Doctors want to close Langley Clinic

LANGLEY — The Langley Clinic is on the verge of closing, city officials announced late Monday.

The clinic, operated by Whidbey General Hospital Primary Care Associates in a leased building on Second Street, opened two years ago after the healthcare facility run by Dr. Stan Whittemore in the same building closed at the end of October 2008.

Mayor Paul Samuelson told the city council about the impending closure at the council’s meeting Monday night.

“This is not a pleasant moment for us,” Samuelson said.

Samuelson read an Aug. 30 letter to Anne Tarrant, president of the hospital board of commissioners, from Jerald Sanders, a physician with Primary Care Associates.

Sanders said there weren’t enough workers to keep its South Whidbey clinics open, and asked the hospital board to permanently close the Langley Clinic.
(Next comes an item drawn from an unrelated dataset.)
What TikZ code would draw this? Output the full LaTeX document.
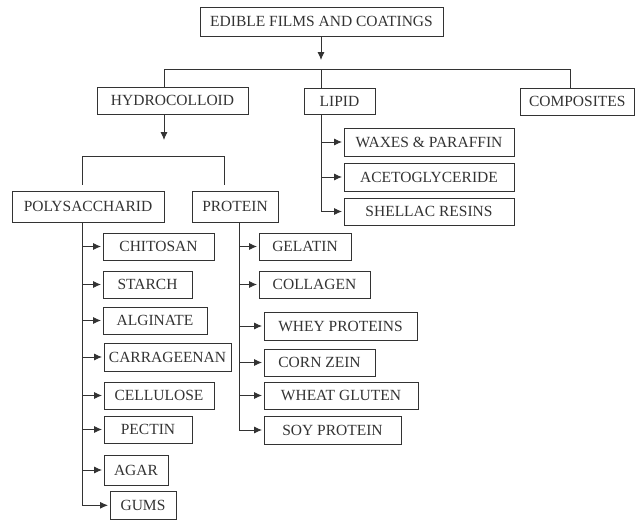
\documentclass[tikz,border=0pt]{standalone}
\usepackage{fontspec}
\setmainfont{Liberation Serif}
\usetikzlibrary{arrows.meta}
\definecolor{ink}{gray}{0.2}
\tikzstyle{box}=[draw=ink,line width=0.9pt,inner sep=0pt,text=ink,font=\fontsize{15.5}{18}\selectfont]
\tikzstyle{edge}=[draw=ink,line width=0.9pt]
\tikzstyle{tip}=[-{Latex[length=8pt,width=7pt]},shorten >=1.5pt]

\begin{document}
\begin{tikzpicture}[x=1pt,y=-1pt]
    \useasboundingbox (0,0) rectangle (635,520);
    % First we draw the boxes
    \foreach \pos/\w/\h/\name/\txt in {{(321.5,21.5)/243/29/top/EDIBLE FILMS AND COATINGS},
        {(172.5,100.5)/151/27/hyd/HYDROCOLLOID}, {(339.5,101)/71/26/lipid/LIPID},
        {(577.3,101.5)/114/27/comp/COMPOSITES},
        {(429,142)/170/28/waxes/WAXES \& PARAFFIN}, {(429,177)/170/28/aceto/ACETOGLYCERIDE},
        {(429,211.5)/170/27/shellac/SHELLAC RESINS},
        {(88,206.5)/152/31/poly/POLYSACCHARID}, {(235,206.5)/86/31/prot/PROTEIN}}
        \node[box, minimum width=\w pt, minimum height=\h pt] (\name) at \pos {\txt};
    \foreach \pos/\w/\h/\name/\txt in {{(158.5,246.5)/111/27/chitosan/CHITOSAN},
        {(147.5,284.5)/89/27/starch/STARCH}, {(155,320.5)/104/27/alginate/ALGINATE},
        {(167.5,357)/127/28/carrageenan/CARRAGEENAN}, {(159,395.5)/110/27/cellulose/CELLULOSE},
        {(148,429.5)/88/27/pectin/PECTIN}, {(136,470)/64/30/agar/AGAR},
        {(143,505.3)/66/28.5/gums/GUMS}}
        \node[box, minimum width=\w pt, minimum height=\h pt] (\name) at \pos {\txt};
    \foreach \pos/\w/\h/\name/\txt in {{(305,246.5)/92/27/gelatin/GELATIN},
        {(314.5,284.5)/111/27/collagen/COLLAGEN}, {(340.5,326)/153/28/whey/WHEY PROTEINS},
        {(319.5,362.5)/111/27/corn/CORN ZEIN}, {(341,395.5)/154/27/wheat/WHEAT GLUTEN},
        {(332.5,430)/137/28/soy/SOY PROTEIN}}
        \node[box, minimum width=\w pt, minimum height=\h pt] (\name) at \pos {\txt};

    % Junction points of the tree
    \coordinate (bus) at (321,69);
    \coordinate (busl) at (164,69);
    \coordinate (busr) at (570,69);
    \coordinate (psl) at (82,156);
    \coordinate (psr) at (224,156);
    \coordinate (ps) at (poly.south -| psl);
    \coordinate (ls) at (lipid.south -| bus);
    \coordinate (prs) at (239,222);

    % Then the connectors
    \path[edge, tip, shorten >=9pt] (top.south -| bus) -- (bus);
    \path[edge] (busl |- hyd.north) -- (busl) -- (busr) -- (busr |- comp.north);
    \path[edge] (bus) -- (bus |- lipid.north);
    \path[edge, tip, shorten >=16pt] (hyd.south -| busl) -- (busl |- psl);
    \path[edge, shorten <=6pt, shorten >=6pt] (psl |- poly.north) -- (psl) -- (psr) -- (psr |- prot.north);

    \path[edge] (ls) -- (ls |- shellac.west);
    \foreach \dest in {waxes,aceto,shellac}
        \path[edge, tip] (ls |- \dest.west) -- (\dest.west);
    \path[edge] (ps) -- (ps |- gums.west);
    \foreach \dest in {chitosan,starch,alginate,carrageenan,cellulose,pectin,agar,gums}
        \path[edge, tip] (ps |- \dest.west) -- (\dest.west);
    \path[edge] (prs) -- (prs |- soy.west);
    \foreach \dest in {gelatin,collagen,whey,corn,wheat,soy}
        \path[edge, tip] (prs |- \dest.west) -- (\dest.west);
\end{tikzpicture}
\end{document}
“It is the strong recommendation of all of the providers, north and south, that the Langley Clinic be closed and we work to maintain one viable clinic in Freeland,” Sanders said.
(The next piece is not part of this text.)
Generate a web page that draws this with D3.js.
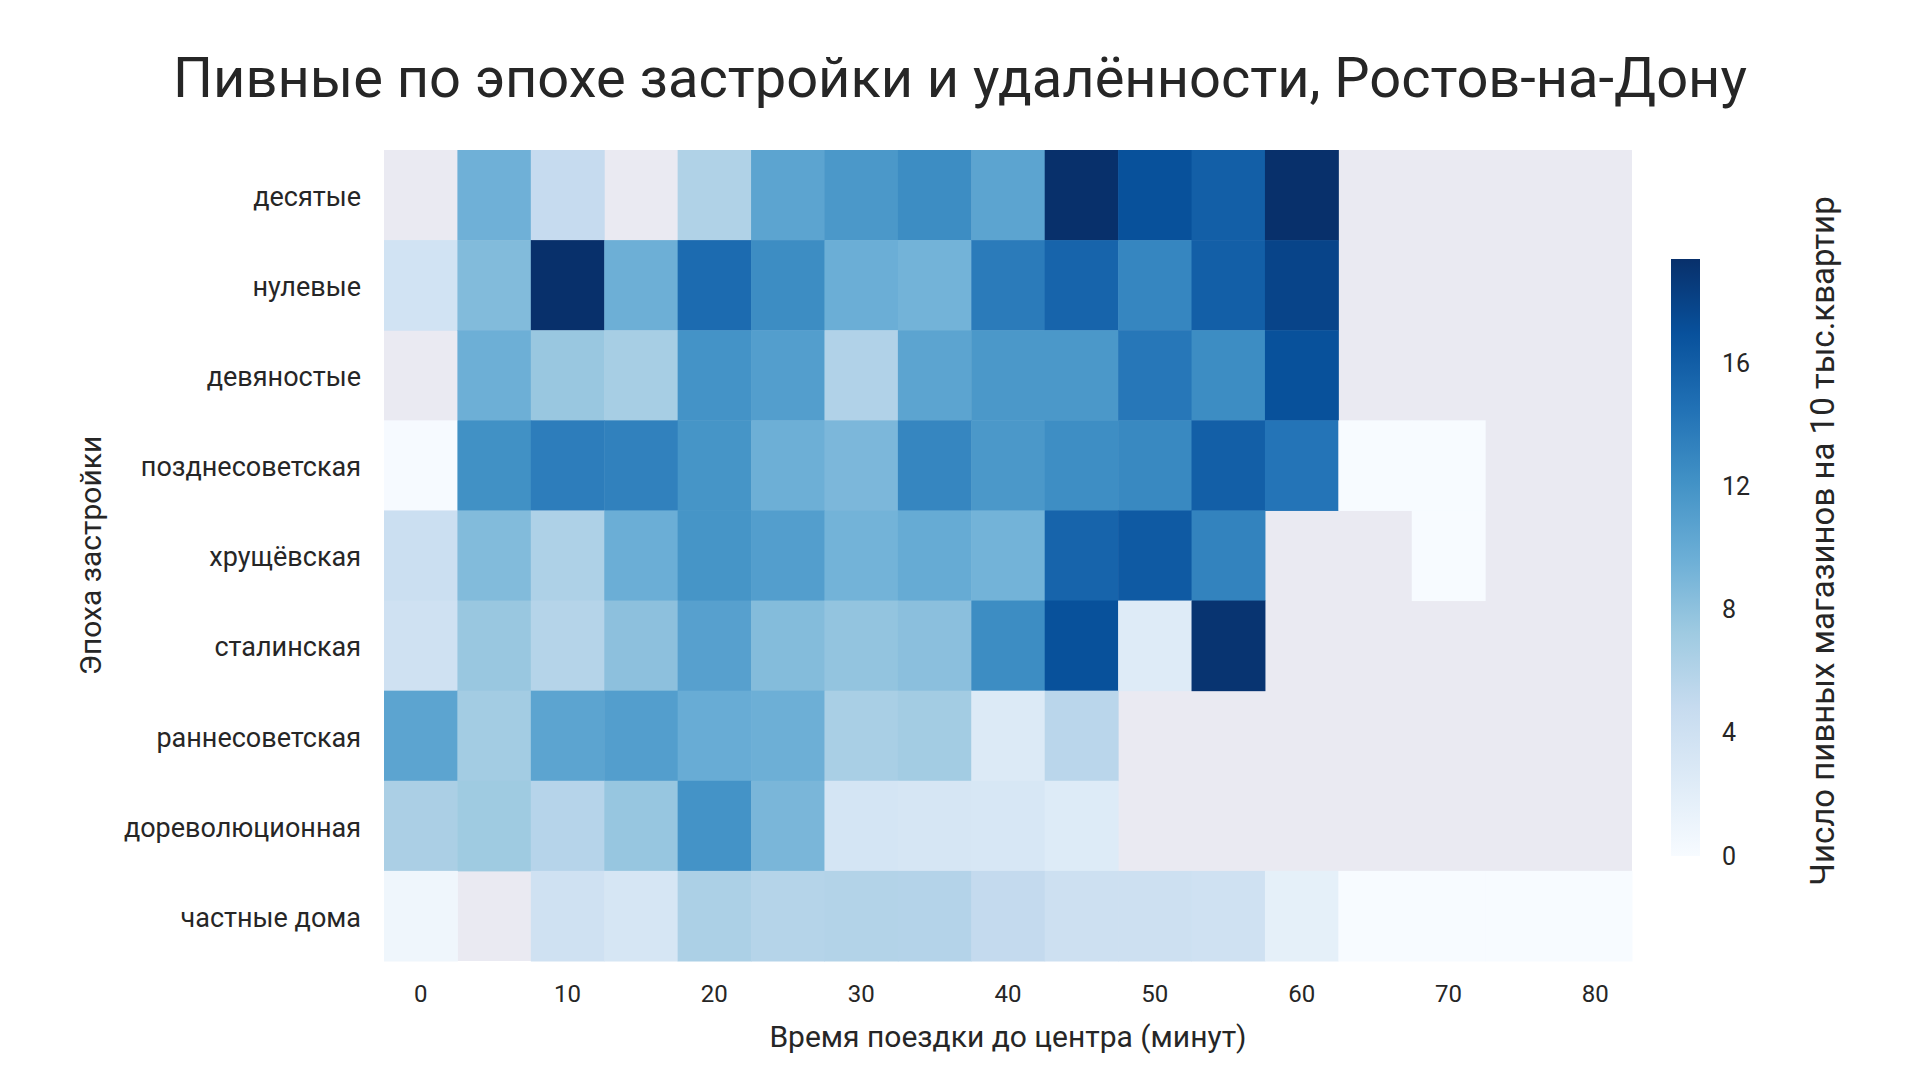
<!DOCTYPE html>
<html>
<head>
<meta charset="utf-8">
<script src="https://cdn.jsdelivr.net/npm/d3@7"></script>
<style>
  body { margin: 0; background: #fff; }
  text { font-family: Roboto, "Noto Sans", sans-serif; fill: #262626; }
</style>
</head>
<body>
<div id="chart"></div>
<script>
// heatmap data: rows = building era, columns = minutes to the centre
const eras = ['десятые', 'нулевые', 'девяностые', 'позднесоветская', 'хрущёвская',
              'сталинская', 'раннесоветская', 'дореволюционная', 'частные дома'];
const minutes = [0, 5, 10, 15, 20, 25, 30, 35, 40, 45, 50, 55, 60, 65, 70, 75, 80];
const xTickLabels = [0, 10, 20, 30, 40, 50, 60, 70, 80];
const colorTicks = [0, 4, 8, 12, 16];
const maxValue = 19.4;

// null = no data
const counts = [
  [null, 9.5, 4.8, null, 6.2, 10.6, 11.6, 12.5, 10.6, 19.4, 17.0, 15.9, 19.4, null, null, null, null],
  [3.7, 8.6, 19.4, 9.6, 15.0, 12.5, 9.7, 9.3, 13.8, 15.5, 13.0, 15.9, 17.9, null, null, null, null],
  [null, 9.6, 7.5, 6.7, 12.0, 11.1, 6.1, 10.6, 11.6, 11.6, 14.1, 12.5, 17.0, null, null, null, null],
  [0.1, 12.2, 13.7, 13.4, 11.9, 9.6, 8.9, 13.0, 11.6, 12.4, 12.8, 15.9, 14.3, 0.0, 0.0, null, null],
  [4.3, 8.6, 6.3, 9.7, 11.9, 11.1, 9.3, 10.0, 9.3, 15.5, 16.3, 13.2, null, null, 0.0, null, null],
  [3.9, 7.5, 5.9, 8.1, 10.9, 8.5, 7.8, 8.2, 12.5, 17.0, 2.4, 19.1, null, null, null, null, null],
  [10.6, 7.0, 10.6, 11.1, 9.9, 9.6, 6.6, 7.0, 2.6, 5.6, null, null, null, null, null, null, null],
  [6.5, 7.2, 5.8, 7.6, 12.0, 9.0, 3.4, 3.2, 3.1, 2.5, null, null, null, null, null, null, null],
  [0.8, null, 3.9, 3.2, 6.4, 5.9, 6.0, 5.95, 5.0, 4.1, 4.1, 3.9, 1.7, 0.0, 0.0, 0.0, 0.0]
];

// matplotlib "Blues"
const bluesStops = ['#f7fbff', '#deebf7', '#c6dbef', '#9ecae1', '#6baed6',
                    '#4292c6', '#2171b5', '#08519c', '#08306b'];

const width = 1920, height = 1080;
const plot = { left: 384, right: 1632, top: 150, bottom: 961 };
const bar = { left: 1671, right: 1700, top: 259, bottom: 856 };

const svg = d3.select('#chart').append('svg')
  .attr('width', width)
  .attr('height', height);

const x = d3.scaleBand().domain(minutes).range([plot.left, plot.right]);
const y = d3.scaleBand().domain(eras).range([plot.top, plot.bottom]);

const color = d3.scaleLinear()
  .domain(bluesStops.map((d, i) => i / (bluesStops.length - 1) * maxValue))
  .range(bluesStops)
  .interpolate(d3.interpolateRgb)
  .clamp(true);

// background for missing cells
svg.append('rect')
  .attr('x', plot.left).attr('y', plot.top)
  .attr('width', plot.right - plot.left)
  .attr('height', plot.bottom - plot.top)
  .attr('fill', '#eaeaf2');

const cells = [];
counts.forEach((row, i) => row.forEach((v, j) => {
  if (v !== null) cells.push({ era: eras[i], min: minutes[j], value: v });
}));

svg.append('g')
  .selectAll('rect')
  .data(cells)
  .enter()
  .append('rect')
  .attr('x', d => x(d.min))
  .attr('y', d => y(d.era))
  .attr('width', x.bandwidth() + 0.5)
  .attr('height', y.bandwidth() + 0.5)
  .attr('fill', d => color(d.value));

// axes
const xAxis = svg.append('g')
  .attr('transform', `translate(0,${plot.bottom})`)
  .call(d3.axisBottom(x).tickValues(xTickLabels).tickSize(0).tickPadding(24));
xAxis.select('.domain').remove();
xAxis.selectAll('text').style('font-size', '24px');

const yAxis = svg.append('g')
  .attr('transform', `translate(${plot.left},0)`)
  .call(d3.axisLeft(y).tickSize(0).tickPadding(23));
yAxis.select('.domain').remove();
yAxis.selectAll('text').style('font-size', '27px').attr('dy', '0.4em');

// titles
svg.append('text')
  .attr('x', 960).attr('y', 97)
  .attr('text-anchor', 'middle')
  .style('font-size', '56px')
  .text('Пивные по эпохе застройки и удалённости, Ростов-на-Дону');

svg.append('text')
  .attr('x', (plot.left + plot.right) / 2).attr('y', 1047)
  .attr('text-anchor', 'middle')
  .style('font-size', '30px')
  .text('Время поездки до центра (минут)');

svg.append('text')
  .attr('transform', `translate(101,${(plot.top + plot.bottom) / 2}) rotate(-90)`)
  .attr('text-anchor', 'middle')
  .style('font-size', '30px')
  .text('Эпоха застройки');

// colorbar
const defs = svg.append('defs');
const grad = defs.append('linearGradient')
  .attr('id', 'blues')
  .attr('x1', 0).attr('y1', 1).attr('x2', 0).attr('y2', 0);
grad.selectAll('stop')
  .data(bluesStops)
  .enter()
  .append('stop')
  .attr('offset', (d, i) => i / (bluesStops.length - 1))
  .attr('stop-color', d => d);

svg.append('rect')
  .attr('x', bar.left).attr('y', bar.top)
  .attr('width', bar.right - bar.left)
  .attr('height', bar.bottom - bar.top)
  .attr('fill', 'url(#blues)');

const cScale = d3.scaleLinear().domain([0, maxValue]).range([bar.bottom, bar.top]);
const cAxis = svg.append('g')
  .attr('transform', `translate(${bar.right},0)`)
  .call(d3.axisRight(cScale).tickValues(colorTicks).tickSize(0).tickPadding(22));
cAxis.select('.domain').remove();
cAxis.selectAll('text').style('font-size', '25px');

svg.append('text')
  .attr('transform', `translate(1834,541) rotate(-90)`)
  .attr('text-anchor', 'middle')
  .style('font-size', '33px')
  .text('Число пивных магазинов на 10 тыс.квартир');
</script>
</body>
</html>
In the letter, Sanders said it was “simply not economically viable” to continue to keep two clinics open that were within eight miles of each other. He also pointed to problems with the Langley location and asked for the clinic to be closed soon, and forever.

Sanders said the clinic should be merged with the one in Freeland.
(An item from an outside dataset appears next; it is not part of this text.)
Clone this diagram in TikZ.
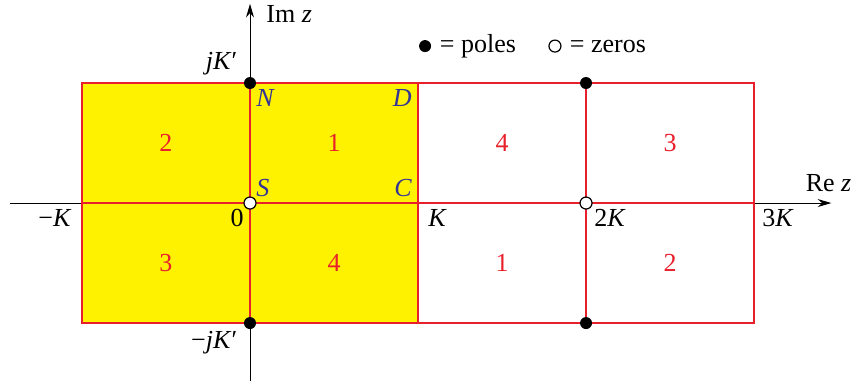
\documentclass[tikz,border=0pt]{standalone}
\usepackage{fontspec}
\setmainfont{Liberation Serif}
\usetikzlibrary{positioning,arrows.meta}
\definecolor{CellRed}{RGB}{232,32,44}
\definecolor{CellYellow}{RGB}{255,242,0}
\definecolor{CornerBlue}{RGB}{52,52,150}
\tikzset{
  axis/.style={-{Stealth[length=2.4mm,width=1.4mm]},line width=0.45pt,draw=black},
  grid/.style={draw=CellRed,line width=0.7pt},
  midline/.style={draw=CellRed,line width=1.1pt},
  pole/.style={circle,fill=black,inner sep=0pt,minimum size=6pt},
  zero/.style={circle,draw=black,fill=white,semithick,inner sep=0pt,minimum size=6pt},
  cell/.style={text=CellRed,font=\fontsize{13}{15}\selectfont},
  corner/.style={text=CornerBlue,font=\fontsize{13}{15}\selectfont\itshape,inner sep=3pt},
  tick/.style={font=\fontsize{13}{15}\selectfont,inner sep=3pt}
}
\begin{document}
\begin{tikzpicture}[x=84pt,y=60pt]
  \useasboundingbox (-1.488,-1.5) rectangle (3.583,1.692);
  % shaded fundamental strip
  \fill[CellYellow] (-1,-1) rectangle (1,1);
  % axes
  \coordinate (xl) at (-1.43,0);
  \coordinate (xr) at (3.46,0);
  \coordinate (yb) at (0,-1.48);
  \coordinate (yt) at (0,1.66);
  \draw[axis] (xl) -- (xr);
  \draw[axis] (yb) -- (yt);
  % period cells
  \draw[grid] (-1,-1) rectangle (3,1);
  \draw[grid] (-1,0) -- (3,0);
  \draw[grid] (0,-1) -- (0,1);
  \draw[grid] (1,-1) -- (1,1);
  \draw[midline] (2,-1) -- (2,1);
  % cell numbers
  \foreach \x/\up/\dn in {-0.5/2/3,0.5/1/4,1.5/4/1,2.5/3/2} {
    \node[cell] at (\x,0.5) {\up};
    \node[cell] at (\x,-0.5) {\dn};
  }
  % poles and zeros
  \node[pole] (p1) at (0,1) {};
  \node[pole] (p2) at (0,-1) {};
  \node[pole] (p3) at (2,1) {};
  \node[pole] (p4) at (2,-1) {};
  \node[zero] (z1) at (0,0) {};
  \node[zero] (z2) at (2,0) {};
  % corner letters
  \node[corner,anchor=north west] (N) at (0,1) {N};
  \node[corner,anchor=north east] (D) at (1,1) {D};
  \node[corner,anchor=south west] (S) at (0,0) {S};
  \node[corner,anchor=south east] (C) at (1,0) {C};
  % axis marks
  \node[tick,anchor=north east] (m0) at (0,0) {0};
  \node[tick,anchor=north west,xshift=2pt] (mK) at (1,0) {\textit{K}};
  \node[tick,anchor=north west,xshift=1pt] (m2K) at (2,0) {2\textit{K}};
  \node[tick,anchor=north west,xshift=1pt] (m3K) at (3,0) {3\textit{K}};
  \node[tick,anchor=north east,xshift=-2pt] (mmK) at (-1,0) {−\textit{K}};
  \node[tick,anchor=south east,yshift=1pt] (mjK) at (p1.west) {\textit{jK}′};
  \node[tick,anchor=north east,yshift=-1pt] (mmjK) at (p2.west) {−\textit{jK}′};
  \node[tick,anchor=west] (imz) at (0.06,1.575) {Im \textit{z}};
  \node[tick,anchor=south west] (rez) at (3.27,0.04) {Re \textit{z}};
  % legend
  \node[pole] (lp) at (1.042,1.308) {};
  \node[tick,right=1pt of lp] {= poles};
  \node[zero] (lz) at (1.815,1.308) {};
  \node[tick,right=1pt of lz] {= zeros};
\end{tikzpicture}
\end{document}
“The structural facility at Langley has multiple problems which cannot be corrected,” Sanders said in the letter, adding that the lease on the building would end in December.

Combining the Langley clinic with Freeland’s would cut costs, Sanders said, and help make medical services on the South End available five days per week, with Saturday hours added if more health providers join the staff of the Freeland clinic.

“Providers in Oak Harbor have been working their days off to attempt to provide ongoing coverage at the Langley and Freeland clinics. Everyone is simply getting worn out.”

Steve Shapiro, who owns the Langley facility with Doug Allderdice, said they hope to find another medical practice as a tenant.

But it won’t be easy, he told Langley officials Monday night.

“It’s going to be a real challenge to find another provider or providers to come in there independent of the hospital,” Shapiro said.

There is nothing wrong with the building, he added. It was designed to serve as a medical facility. Instead, Shapiro said the move appeared to look good for the hospital because it owns the building now housing its Freeland clinic, and there has been a shortage of primary care providers.

Shapiro also said they wouldn’t look for another tenant until they know the city would lend its support for the search. When the Langley Clinic closed two years ago, Samuelson led a committee with representatives from the community and the hospital to find a new tenant.

“I think that’s the same kind of energy that needs to show up,” Samuelson said.

“We’re ready to go to work on this,” he added. “But it has to be a big enough effort to actually engage anyone wanting to come.”